Harleysville "improperly delayed payment and failed to timely pay the full amount of its lost business income claim," the court wrote in its decision.

"The purpose of the contract was not just to receive money, but to receive it promptly so that in the aftermath of a calamitous event, the business could avoid collapse and get back on its feet as soon as possible," the court wrote.

The decision may prompt insurance companies to increase premiums, therefore "inflict(ing) burden on every New Yorker who buys insurance," Hon.

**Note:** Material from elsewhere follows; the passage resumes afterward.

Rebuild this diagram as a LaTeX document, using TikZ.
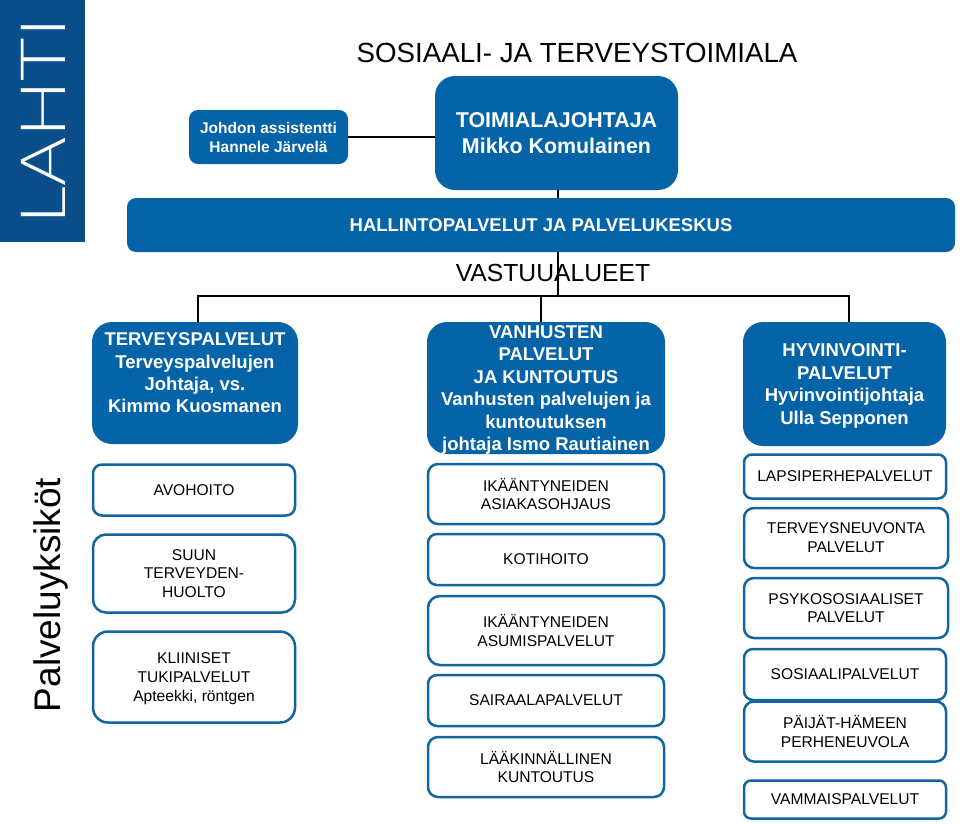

Robert Smith wrote in a dissent.

Goldberg Segalla LLP partner Daniel Gerber, who is vice chair of the New York State Bar Association's Torts Insurance and Compensation Law Section, said the "decision may have a chilling effect on carriers being willing to conduct (business) in New York because they can't foresee what their potential losses may be."

Lipsitz said there has been no proof that other states have seen inflated premiums due to similar first-party bad-faith recovery rulings.

"The sky didn't fall in in those jurisdictions," he said.

The insurance industry, he added, would like to see liability capped at the amount of the coverage purchased because its profit margins increase when not paying out claims to their full value.

"They negotiate less and put the insureds in a vulnerable position, and induce them to accept less than the policy" allows, Lipsitz said.

Ron Papa, president of National Fire Adjustment Co., which estimated Bi-Economy's claims to Harleysville, said insurance companies should be held responsible for additional costs that are incurred by its procrastination.

"This landmark decision now opens up the door for policy holders to seek additional damages that the insured sustained," he said. "There's more that needs to be done to level the playing field between the insured and the insurance company, but this is one giant step in the right direction."

The Court of Appeals decision remands the case back to state Supreme Court in Monroe County. Burr said she will seek to obtain unresolved payment for the business interruption claim and possibly sue the insurance carrier for deceptive acts and practices.